Con questo riferimento concettuale è maturata anche la riforma delle Camere di Commercio, nella convinzione che, oltre alla popolazione dei cittadini, esiste una "popolazione delle imprese". Nel nostro caso, nella sola provincia di Milano "abitano", "vivono" 350mila imprese, le quali hanno un rapporto con il territorio tutto diverso da quello dei cittadini. Perché le imprese stanno nel territorio, ma, al tempo stesso, ne prescindono.
L’organizzazione della rappresentanza politica del mondo degli interessi nella polis è, dunque, un problema cruciale che non può essere risolto con gli stessi schemi della rappresentanza generale, bensì tenendo conto della necessità di dare spazio alle espressioni dei fattori produttivi che sono le componenti essenziali della vita delle imprese. Il paradigma di riforma statuale che si rendeva necessario crediamo sia venuto con la Legge 580 del 1993. La Camera di Commercio - che stiamo rimontando pezzo per pezzo secondo il nuovo schema - sta infatti avviandosi ad essere un’istituzione democratizzata, che avrà un Consiglio chiamato a gestire i problemi degli interessi facendo partecipare direttamente quella che possiamo chiamare la "popolazione allargata delle imprese", quindi i fattori produttivi, il lavoro, il capitale, il management, la tecnologia, ma anche il consumatore.
Tutto questo crediamo abbia contribuito a cambiare il quadro rispetto alla proposta iniziale per un Urban Center prevalente espressione della società civile e in essa del mondo associativo. Senonché l’inserimento di una "nuova" istituzione è una novità che per essere recepita richiede tempo: tutti conoscono cosa sia il Comune - istituzione consolidata da un radicamento secolare -, ma molti cominciano soltanto adesso, dopo venticinque anni, a comprendere che cosa sia la Regione. Stessa situazione è riproponibile per il travaglio del cambiamento istituzionale in cui si è espresso e si sta esprimendo il tentativo di integrazione del nostro continente, da mercato economico ad unione politica.
Questo non significa che, forse, tra dieci anni potremo dire lo stesso dei rapporti tra nuove Camere di Commercio e Urban Center. Ma è certo che anche in questo settore si va affermando una tendenza verso sistemi multipolari e multipiani; la sola dimensione orizzontale del territorio appare sempre più inadeguata a conglobare le scansioni nel quadro complesso delle istituzioni funzionali. Una struttura preposta a una qualsiasi funzione della città deve essere in grado di capire non solo le esigenze e le aspirazioni dei cittadini in termini di vita urbana, ma anche i bisogni delle imprese, così come degli altri corpi intermedi, delle espressioni civiche organizzate e delle aggregazioni sociali spontanee.

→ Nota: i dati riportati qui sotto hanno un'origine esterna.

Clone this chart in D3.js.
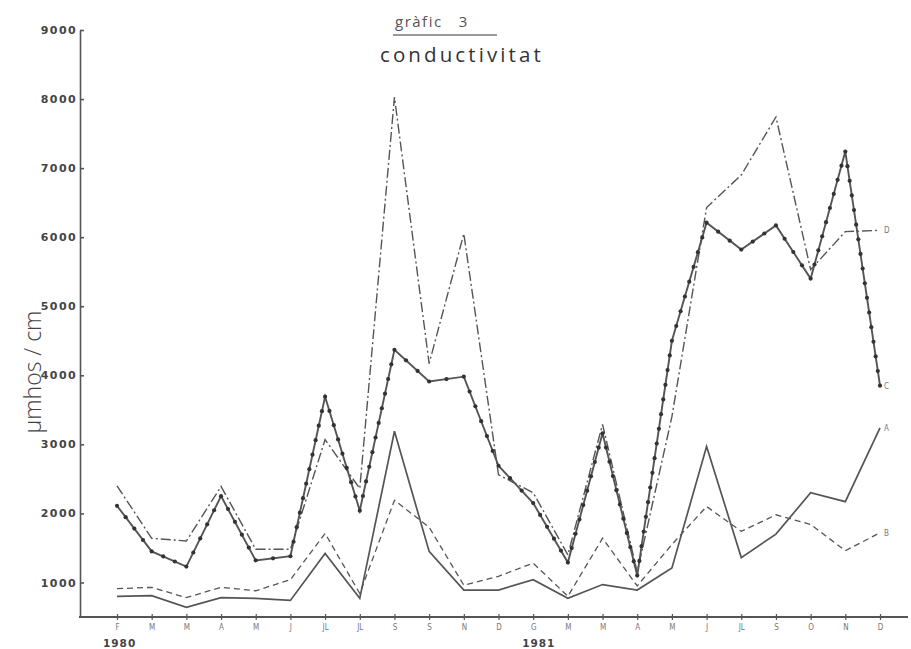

Un approccio consapevole al contesto della dinamica istituzionale colloca pertanto l’Urban Center all’interno del dibattito aperto sul futuro della città, sul ruolo di soggetto dinamico di crescita civile e sociale, dove le contraddizioni vengono governate e non annullate, le diversità composte in un’identità in continuo aggiornamento.
Con l’Urban Center non si pensa di creare nuove strutture inutili. Siamo tutti convinti di avere più problemi che capacità di risolverli, ma se non usciamo da questa impasse non potremo più riacquistare la governance. E riappropriarsi della governance rappresenta l’unica sfida possibile per riprendere il controllo della città, della sua storia e dei suoi destini, anche con gli strumenti di una nuova architettura istituzionale.